Garrett put a hand on her shoulder, without thinking. He could feel her warmth through her shirt, and she suddenly felt small and delicate, almost breakable.
The men on the tape left the note in the drawer, took the computer, kicked over her chair, and left. The whole thing had lasted two minutes.
Ellie sighed and put her face in her hands, and Garrett’s stomach knotted. A wave of anger rushed over him, and he glared at the video.
I’ll kill whoever did this to her, he thought.
“Sorry,” Ellie said. “It’s just — God, I worked really hard.”
She took a deep breath, and Garrett crouched next to her, his arm draped around Ellie.
“And just watching someone destroy it in two minutes,” she said, shrugging.
“We’re gonna find them, and make them pay,” Garrett whispered.
And I’m going to fucking kill them for making you cry, he thought.
Ellie didn’t say anything, and Garrett took a deep breath, forcing himself to calm down.
“When I told you I was bringing trouble, I didn’t think there would be this much of it,” he said.
That got a smile out of her.
“I thought you were just trying to sound cool,” she said. “Maybe I should have believed you.”
“And if you had, would you have turned me down?” Garrett asked.
Kneeling on the floor, he was still almost as tall as she was, sitting in the chair, his arm around her. Ellie sniffled a little, smiling and still crying at the same time.
“If I were smart I would have,” she said.
“I don’t believe you for a second,” Garrett teased.
“You don’t even know me,” Ellie said, but she was smiling.
“I know you well enough to know that trouble is like catnip to you,” he said. “The second you saw that note you were out for blood.”
“That’s not true,” Ellie protested.
“So you’re here because of some other reason, then?” Garrett s
aid.
She frowned. Garrett grinned at her, and after a moment, her frown softened.
“I’m not giving into terrorists,” she said. “I’m in the middle of all this trouble because I have to be, not because I want to be.”
Garrett just raised his eyebrows.
“Catnip,” he said.
Ellie sighed.
“It’s not true,” she said. “I’m a perfectly reasonable person who weighs risks and rewards carefully and chooses the best course of action.”
Garrett opened his mouth, but Ellie put one finger on his lips.
Fire jolted down his spine, and Garrett nearly fell over.
“Don’t say anything,” she told him. “Just give me everything you have.”
Garrett swallowed, and she took her finger off his lips.
Everything in his entire body was screaming at him to lean forward and just kiss her on that perfect, full mouth. He could barely breathe, thinking about it.
Then Ellie broke the spell, her eyes flicking back to his computer screen.
“Perfectly reasonable,” Garrett said, and stood.

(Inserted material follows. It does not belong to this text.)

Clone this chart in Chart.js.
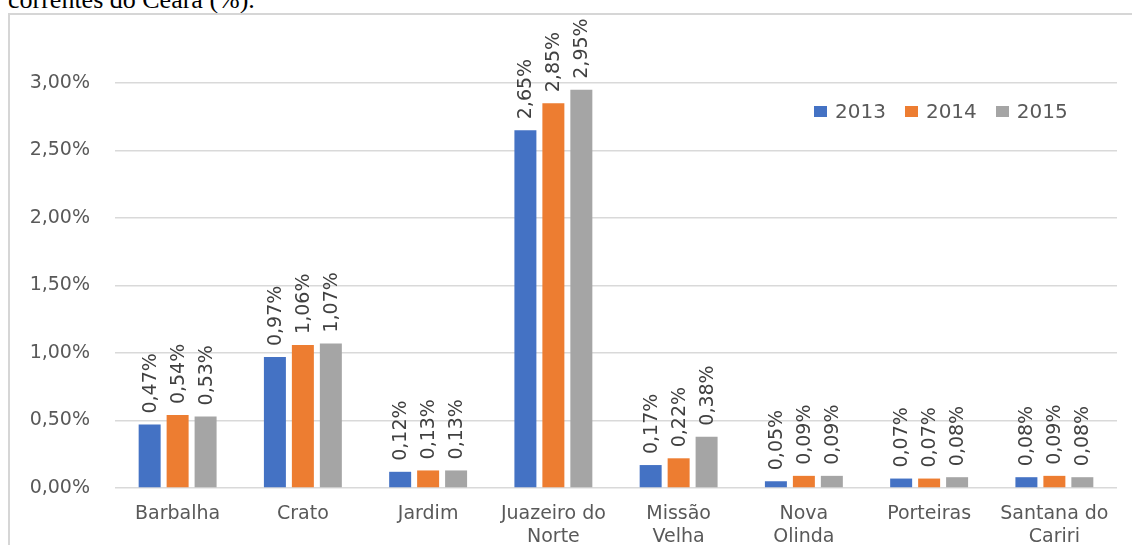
<!DOCTYPE html>
<html>
<head>
<meta charset="utf-8">
<script src="https://cdn.jsdelivr.net/npm/chart.js@4.4.1/dist/chart.umd.min.js"></script>
<style>
  html, body { margin: 0; padding: 0; background: #fff; }
  #wrap { position: relative; width: 1132px; height: 545px; overflow: hidden; }
  #caption {
    position: absolute; left: 8px; top: -13px;
    font: 26px/26px "Liberation Serif", "Times New Roman", serif; color: #000;
    white-space: nowrap;
  }
  #frame {
    position: absolute; left: 8px; top: 13px; right: -4px; bottom: -4px;
    border-top: 2px solid #d6d6d6; border-left: 2px solid #d6d6d6;
  }
  #chart { position: absolute; left: 0; top: 0; }
  #legend {
    position: absolute; left: 814px; top: 99px; display: flex;
    font: 20px "DejaVu Sans", sans-serif; color: #595959;
  }
  #legend span.item { display: flex; align-items: center; margin-right: 19px; }
  #legend span.box { width: 13px; height: 11px; margin-right: 8px; display: inline-block; }
</style>
</head>
<body>
<div id="wrap">
  <div id="caption">correntes do Ceará (%).</div>
  <div id="frame"></div>
  <canvas id="chart" width="1132" height="545"></canvas>
  <div id="legend"></div>
</div>
<script>
// Municipalities and yearly shares (%)
const municipios = ['Barbalha', 'Crato', 'Jardim', ['Juazeiro do', 'Norte'], ['Missão', 'Velha'], ['Nova', 'Olinda'], 'Porteiras', ['Santana do', 'Cariri']];
const anos = ['2013', '2014', '2015'];
const valores2013 = [0.47, 0.97, 0.12, 2.65, 0.17, 0.05, 0.07, 0.08];
const valores2014 = [0.54, 1.06, 0.13, 2.85, 0.22, 0.09, 0.07, 0.09];
const valores2015 = [0.53, 1.07, 0.13, 2.95, 0.38, 0.09, 0.08, 0.08];
const cores = ['#4472C4', '#ED7D31', '#A5A5A5'];
const yTicks = [0, 0.5, 1.0, 1.5, 2.0, 2.5, 3.0];

const FONT = '"DejaVu Sans", sans-serif';
const fmt = v => v.toFixed(2).replace('.', ',') + '%';

// Vertical value labels above each bar
const barLabels = {
    id: 'barLabels',
    afterDatasetsDraw(chart) {
        const ctx = chart.ctx;
        ctx.save();
        ctx.font = '19px ' + FONT;
        ctx.fillStyle = '#404040';
        ctx.textAlign = 'left';
        ctx.textBaseline = 'middle';
        chart.data.datasets.forEach((ds, i) => {
            chart.getDatasetMeta(i).data.forEach((bar, j) => {
                ctx.save();
                ctx.translate(bar.x + 1, bar.y - 11);
                ctx.rotate(-Math.PI / 2);
                ctx.fillText(fmt(ds.data[j]), 0, 0);
                ctx.restore();
            });
        });
        ctx.restore();
    }
};

const seriesData = [valores2013, valores2014, valores2015];

new Chart(document.getElementById('chart'), {
    type: 'bar',
    data: {
        labels: municipios,
        datasets: anos.map((a, i) => ({
            label: a,
            data: seriesData[i],
            backgroundColor: cores[i],
            barPercentage: 0.786,
            categoryPercentage: 0.67
        }))
    },
    options: {
        responsive: false,
        animation: false,
        layout: { padding: { top: 83, right: 15, left: 0, bottom: 0 } },
        plugins: {
            legend: { display: false },
            tooltip: { enabled: false }
        },
        scales: {
            x: {
                grid: { display: false, drawTicks: false },
                border: { display: false },
                ticks: {
                    color: '#595959',
                    font: { family: FONT, size: 19, lineHeight: 1.2 },
                    padding: 15,
                    maxRotation: 0,
                    autoSkip: false
                },
                afterFit(scale) { scale.height = 57; }
            },
            y: {
                min: 0,
                max: 3.0,
                afterBuildTicks(scale) { scale.ticks = yTicks.map(v => ({ value: v })); },
                grid: { color: '#d9d9d9', lineWidth: 1.5, drawTicks: false },
                border: { display: false },
                ticks: {
                    color: '#595959',
                    font: { family: FONT, size: 19 },
                    padding: 25,
                    callback: v => fmt(v)
                },
                afterFit(scale) { scale.width = 115; }
            }
        }
    },
    plugins: [barLabels]
});

// Legend
const legend = document.getElementById('legend');
anos.forEach((a, i) => {
    const item = document.createElement('span');
    item.className = 'item';
    item.innerHTML = `<span class="box" style="background:${cores[i]}"></span>${a}`;
    legend.appendChild(item);
});
</script>
</body>
</html>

For hours, Ellie sifted through everything that Garrett had: piles and piles of documents, business licenses, surveillance tapes, even courtroom testimony. She didn’t ask how he’d gotten any of it, and Garrett didn’t volunteer.
He suspected that she knew some of it hadn’t been precisely legal.
He microwaved frozen burritos and they ate quietly, Ellie on the floor of the living room, surrounded by paper and Garrett’s spare laptop. He had two spares, actually.
“Okay,” she finally said, and stood. It was almost three in the afternoon, and she stretched, reaching up and then touching her toes.
Garrett watched, fascinated. He was at the kitchen counter, maps spread in front of him.
She didn’t mind when I touched her earlier, he thought. I could offer her a back rub, and then we could get on the couch and I could...
He blinked and looked at the counter again.
What are you, fifteen? He thought. A back rub? Come on.
“Okay what?” Garrett asked.
She picked up two pieces of paper and walked over to where he was sitting. They were both barefoot, and she leaned on the counter, smiling like she’d cracked a code.
“The owners of a business registered in a foreign company aren’t actually secret when a company is registered in the United States,” she said.